L’austérité de cet environnement agraire est portée par une performance riche en nuances de la comédienne Noomi Rapace (Prometheus, The Trip). Et il y a bien sûr Ada, créature fantastique qui existe au coeur de la dynamique entre l’humain et la nature qui l’entoure. Rendue de manière spectaculaire, Ada gagnera la sympathie du spectateur. Tiraillée entre ses deux familles, elle représente le coeur du récit. Récit qui prend parfois quelques détours moins convaincants… Un personnage important, introduit lors du deuxième acte, possède un arc narratif en dents de scie.

Film lent et contemplatif, Lamb se destine à des spectateurs d’horreur ayant une conception très large du genre ainsi que des sensibilités plus arthouse. Certain.es risquent de s’ennuyer ferme devant le film, comme en atteste sa réception tiède. C’est pourtant l’une des oeuvres les plus uniques que 2021 avait à nous offrir, un haut fait de l’eco-horreur qui demeure ouvert à l’interprétation même après sa surprenante tombée de rideau.

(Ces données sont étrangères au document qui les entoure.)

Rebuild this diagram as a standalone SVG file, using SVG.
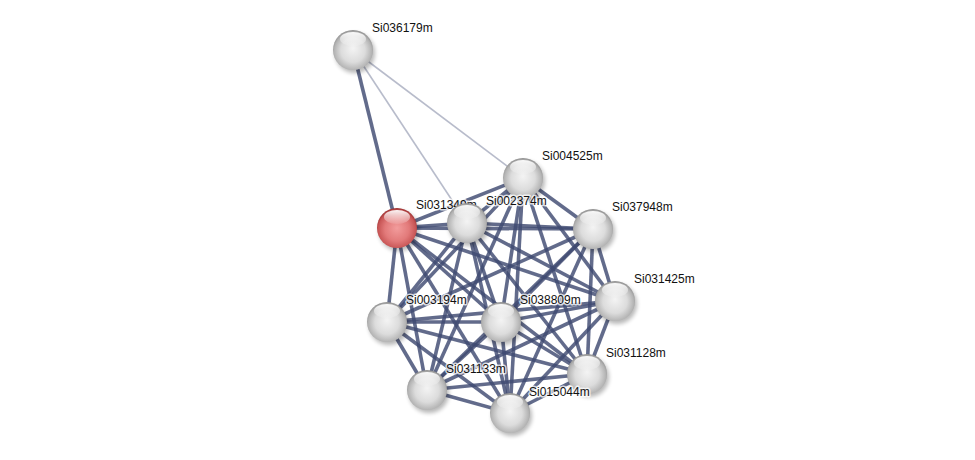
<svg xmlns="http://www.w3.org/2000/svg" width="975" height="460" viewBox="0 0 975 460">
<style>
.e{stroke:#3f4a72;stroke-opacity:0.82;stroke-width:3.6;stroke-linecap:butt;fill:none}
.l{stroke:#b8bccb;stroke-width:1.6;fill:none}
.lbl{font-family:"Liberation Sans",Arial,sans-serif;font-size:12px;fill:#111;stroke:#fff;stroke-opacity:0.75;stroke-width:3;paint-order:stroke;stroke-linejoin:round}
.ball{fill:url(#g)}
.red{fill:url(#r)}
.hi{fill:url(#h)}
.sh{fill:#000;opacity:0.28;filter:url(#b)}
</style>
<defs>
<radialGradient id="g" cx="50%" cy="55%" r="55%" fx="50%" fy="45%">
<stop offset="0" stop-color="#f4f4f4"/>
<stop offset="0.55" stop-color="#dcdcdc"/>
<stop offset="0.85" stop-color="#b4b4b4"/>
<stop offset="1" stop-color="#8e8e8e"/>
</radialGradient>
<radialGradient id="r" cx="50%" cy="55%" r="55%" fx="50%" fy="50%">
<stop offset="0" stop-color="#f29c9c"/>
<stop offset="0.55" stop-color="#e27a7a"/>
<stop offset="0.85" stop-color="#c85656"/>
<stop offset="1" stop-color="#9a2e2e"/>
</radialGradient>
<linearGradient id="h" x1="0" y1="0" x2="0" y2="1">
<stop offset="0" stop-color="#fff" stop-opacity="0.95"/>
<stop offset="1" stop-color="#fff" stop-opacity="0.1"/>
</linearGradient>
<filter id="b" x="-50%" y="-50%" width="200%" height="200%"><feGaussianBlur stdDeviation="2"/></filter>
<g id="sphere">
<circle class="sh" cx="2" cy="3" r="20"/>
<circle class="ball" r="20"/>
<ellipse class="hi" cx="0" cy="-11" rx="13" ry="7"/>
</g>
<g id="rsphere">
<circle class="sh" cx="2" cy="3" r="20"/>
<circle class="red" r="20"/>
<ellipse class="hi" cx="0" cy="-11" rx="13" ry="7"/>
</g>
</defs>
<rect width="975" height="460" fill="#fff"/>
<g id="connectors">
<line class="l" x1="353" y1="50" x2="467" y2="223"/>
<line class="l" x1="353" y1="50" x2="523" y2="178"/>
<line class="e" x1="353" y1="50" x2="397" y2="228"/>
<!-- R -->
<line class="e" x1="397" y1="228" x2="523" y2="178"/>
<line class="e" x1="397" y1="228" x2="467" y2="223"/>
<line class="e" x1="397" y1="228" x2="593" y2="229"/>
<line class="e" x1="397" y1="228" x2="615" y2="301"/>
<line class="e" x1="397" y1="228" x2="387" y2="322"/>
<line class="e" x1="397" y1="228" x2="501" y2="322"/>
<line class="e" x1="397" y1="228" x2="587" y2="374"/>
<line class="e" x1="397" y1="228" x2="427" y2="390"/>
<line class="e" x1="397" y1="228" x2="510" y2="413"/>
<!-- B -->
<line class="e" x1="523" y1="178" x2="467" y2="223"/>
<line class="e" x1="523" y1="178" x2="593" y2="229"/>
<line class="e" x1="523" y1="178" x2="615" y2="301"/>
<line class="e" x1="523" y1="178" x2="387" y2="322"/>
<line class="e" x1="523" y1="178" x2="501" y2="322"/>
<line class="e" x1="523" y1="178" x2="587" y2="374"/>
<line class="e" x1="523" y1="178" x2="427" y2="390"/>
<line class="e" x1="523" y1="178" x2="510" y2="413"/>
<!-- C -->
<line class="e" x1="467" y1="223" x2="593" y2="229"/>
<line class="e" x1="467" y1="223" x2="615" y2="301"/>
<line class="e" x1="467" y1="223" x2="387" y2="322"/>
<line class="e" x1="467" y1="223" x2="501" y2="322"/>
<line class="e" x1="467" y1="223" x2="587" y2="374"/>
<line class="e" x1="467" y1="223" x2="427" y2="390"/>
<line class="e" x1="467" y1="223" x2="510" y2="413"/>
<!-- D -->
<line class="e" x1="593" y1="229" x2="615" y2="301"/>
<line class="e" x1="593" y1="229" x2="387" y2="322"/>
<line class="e" x1="593" y1="229" x2="501" y2="322"/>
<line class="e" x1="593" y1="229" x2="587" y2="374"/>
<line class="e" x1="593" y1="229" x2="427" y2="390"/>
<line class="e" x1="593" y1="229" x2="510" y2="413"/>
<!-- E -->
<line class="e" x1="615" y1="301" x2="387" y2="322"/>
<line class="e" x1="615" y1="301" x2="501" y2="322"/>
<line class="e" x1="615" y1="301" x2="587" y2="374"/>
<line class="e" x1="615" y1="301" x2="427" y2="390"/>
<line class="e" x1="615" y1="301" x2="510" y2="413"/>
<!-- F -->
<line class="e" x1="387" y1="322" x2="501" y2="322"/>
<line class="e" x1="387" y1="322" x2="587" y2="374"/>
<line class="e" x1="387" y1="322" x2="427" y2="390"/>
<line class="e" x1="387" y1="322" x2="510" y2="413"/>
<!-- G -->
<line class="e" x1="501" y1="322" x2="587" y2="374"/>
<line class="e" x1="501" y1="322" x2="427" y2="390"/>
<line class="e" x1="501" y1="322" x2="510" y2="413"/>
<!-- H -->
<line class="e" x1="587" y1="374" x2="427" y2="390"/>
<line class="e" x1="587" y1="374" x2="510" y2="413"/>
<!-- I -->
<line class="e" x1="427" y1="390" x2="510" y2="413"/>
</g>
<g id="Si036179m"><use href="#sphere" x="353" y="50"/><text class="lbl" x="372" y="32">Si036179m</text></g>
<g id="Si031349m"><use href="#rsphere" x="397" y="228"/><text class="lbl" x="416" y="209">Si031349m</text></g>
<g id="Si004525m"><use href="#sphere" x="523" y="178"/><text class="lbl" x="542" y="160">Si004525m</text></g>
<g id="Si002374m"><use href="#sphere" x="467" y="223"/><text class="lbl" x="486" y="205">Si002374m</text></g>
<g id="Si037948m"><use href="#sphere" x="593" y="229"/><text class="lbl" x="612" y="211">Si037948m</text></g>
<g id="Si031425m"><use href="#sphere" x="615" y="301"/><text class="lbl" x="634" y="283">Si031425m</text></g>
<g id="Si003194m"><use href="#sphere" x="387" y="322"/><text class="lbl" x="406" y="304">Si003194m</text></g>
<g id="Si038809m"><use href="#sphere" x="501" y="322"/><text class="lbl" x="520" y="304">Si038809m</text></g>
<g id="Si031128m"><use href="#sphere" x="587" y="374"/><text class="lbl" x="606" y="357">Si031128m</text></g>
<g id="Si031133m"><use href="#sphere" x="427" y="390"/><text class="lbl" x="446" y="373">Si031133m</text></g>
<g id="Si015044m"><use href="#sphere" x="510" y="413"/><text class="lbl" x="529" y="396">Si015044m</text></g>
</svg>
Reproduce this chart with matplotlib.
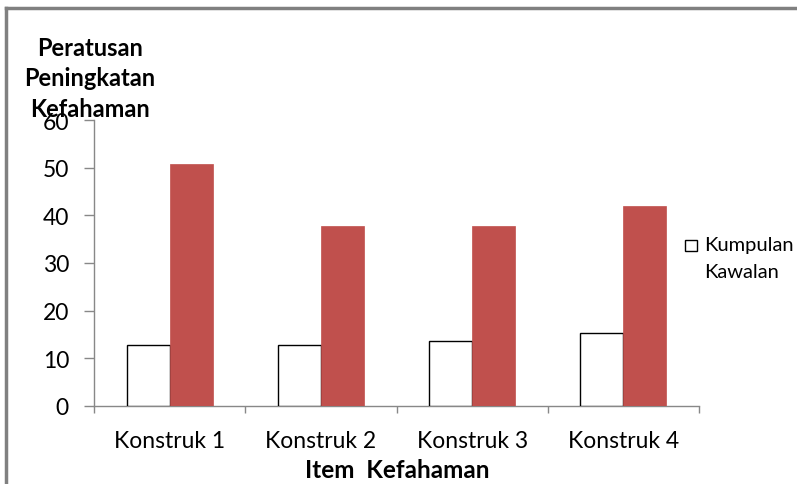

Et si vous avez regardé la bande-annonce montée par l’efficace département marketing d’A24, qui rassemble dans son inimitable style insta-glauque la quasi-totalité des images horrifiques contenues dans Lamb, il est possible que vos attentes soient plus ou moins représentatives du produit fini. Ajoutons qu’A24 n’a rien à voir dans la production du film islandais et se contente de le distribuer… dans un seul pays du monde.